Le concept d’opinion publique est un concept flou, controversé et pourtant désormais incontournable. Le sociologue Pierre Bourdieu déclarait, en 1973, de manière un peu provocatrice : « l’opinion publique n’existe pas ». Alfred Sauvy de son côté avait écrit en 1956 : « L’opinion publique, cette puissance anonyme, est souvent une force politique, et cette force n’est prévue par aucune constitution » . L’un entendait dénoncer l’influence grandissante et le fonctionnement des instituts de sondages. L’autre cherchait à situer « ce qui n’existe pas » au sein du fonctionnement de l’État. Sampiero Sanguinetti nous guide à travers ces contradictions.



PJ Crook, Tuesday, 2002
PJ Crook, Tuesday, 2002
L’opinion publique désigne l’ensemble des convictions, des valeurs, des jugements, des préjugés, des croyances détectables dans une population donnée, dans un lieu donné et à un moment donné. Le dictionnaire Larousse parle de « la manière de penser la plus répandue dans une société, celle de la majorité du corps social ».  
Si l’on remonte dans l’histoire, on constate que le concept est ancien mais a beaucoup évolué. Dans son histoire de La guerre du Péloponnèse, Thucydide écrit : « À la suite de la deuxième invasion de l’Attique, un renversement d’opinion se produisit chez les Athéniens… Ils en voulaient à Périclès qu’ils accusaient de les avoir entrainés dans ce conflit… » Thucydide fait donc clairement référence ici, il y a plus de 2400 ans, à une opinion publique des Athéniens.
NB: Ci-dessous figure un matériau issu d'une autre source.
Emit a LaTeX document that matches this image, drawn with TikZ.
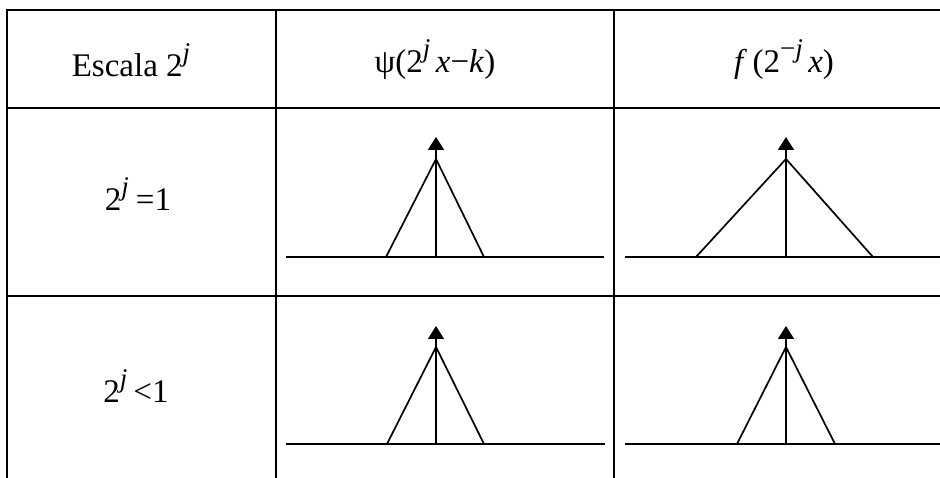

Il peut y faire référence parce que le gouvernement d’Athènes correspondait alors à une forme de démocratie.
Cette référence perdra toute légitimité par la suite dans les royaumes où le Prince tiendra son pouvoir d’une forme de supériorité qui lui serait concédée le plus souvent par Dieu. Il existe alors deux niveaux d’opinion : l’opinion éclairée de ceux qui tiennent leur légitimité de Dieu - qui savent, qui dirigent la société - et l’opinion des hommes ordinaires ou des hommes du vulgaire. Cette opinion du vulgaire est incontrôlable, versatile, redoutée et aurait pour seule légitimité la peur qu’elle pourrait engendrer ou le désordre qu’elle pourrait produire lorsque ce peuple se révolterait.
 

Les conditions d’apparition d’une opinion publique dans le monde moderne

Les choses vont petit à petit changer avec l’émergence nouvelle du concept de démocratie au XVIII° siècle. L’idée de demander son avis au peuple en se fondant sur le principe d’un homme = une voix, abolit le présupposé de prééminence des Princes et des « savants » sur les hommes ordinaires. La fameuse opinion incontrôlable, versatile, tant redoutée, allait désormais compter. Il allait donc falloir se mettre à l’estimer, à la prévoir, à la mesurer, à la jauger, à la flatter et pourquoi pas à l’éduquer et à l’influencer.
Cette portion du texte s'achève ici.